Keaton Daniel

Personal information
- Born: 8 April 2001 (age 25)

Sport
- Sport: Athletics
- Event: Pole vault

Achievements and titles
- Personal best: Pole vault: 5.82 m (2024)

= Keaton Daniel =

American pole vaulter (born 2001)

Keaton Daniel (born 8 April 2001) is an American pole vaulter. He won 2024 NCAA Championship titles both Indoors and Outdoors.

==Early life==
He was a two-time Nevada high school state champion before attending Fresno Pacific College. He later transferred to the University of Kentucky.

==Career==
Competing for the University of Kentucky, he won NCAA outdoors silver and bronze medals in 2021 and 2022.

Daniel won the SEC Indoor Championships in February 2024. He then won the 2024 NCAA Division I Indoor Track and Field Championships in Boston, Massachusetts, clearing 5.70 metres, in March 2024 to win Kentucky's first-ever pole vault national championship.

He won the 2024 NCAA Division I Outdoor Track and Field Championships in Eugene, Oregon in June 2024, with a height of 5.67 metres. He cleared a personal best 5.82 metres to finish fourth in the pole vault at the 2024 US Olympic Trials in Eugene, Oregon in June 2024.

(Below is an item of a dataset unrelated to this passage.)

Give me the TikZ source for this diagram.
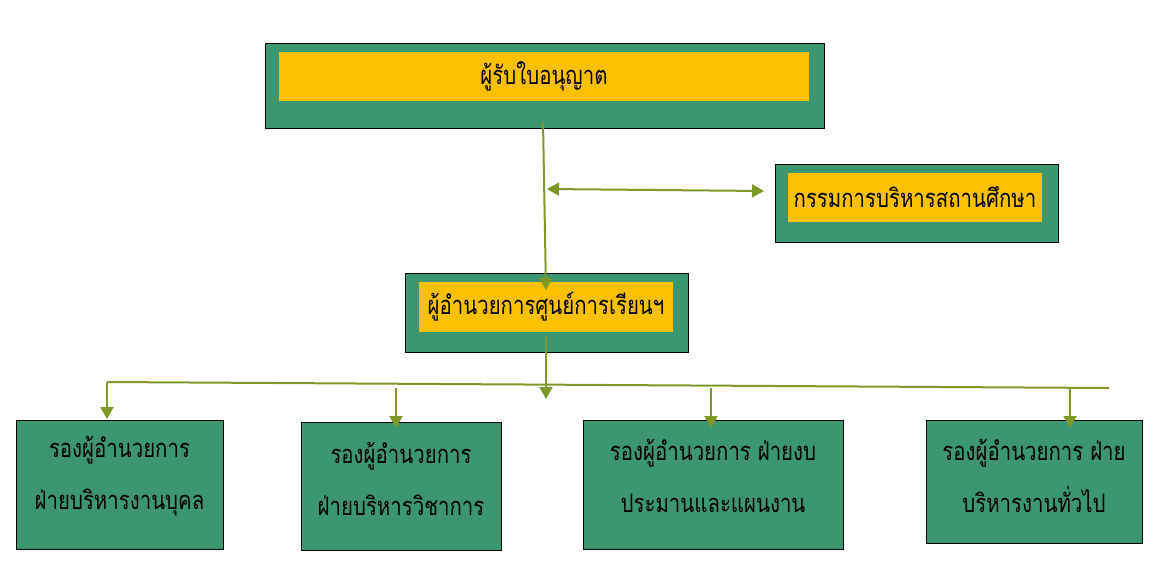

He cleared 5.70 metres to place fifth overall at the 2025 BAUHAUS-galan event in Stockholm, part of the 2025 Diamond League. He finished fourth at the 2025 Prefontaine Classic on 5 July.

A clearance of 5.60m was enough to defeat Simone Bertelli
and Valentin Lavillenie on countback at the StarPerche World Athletics Indoor Tour Bronze meeting in Bordeaux in January 2026.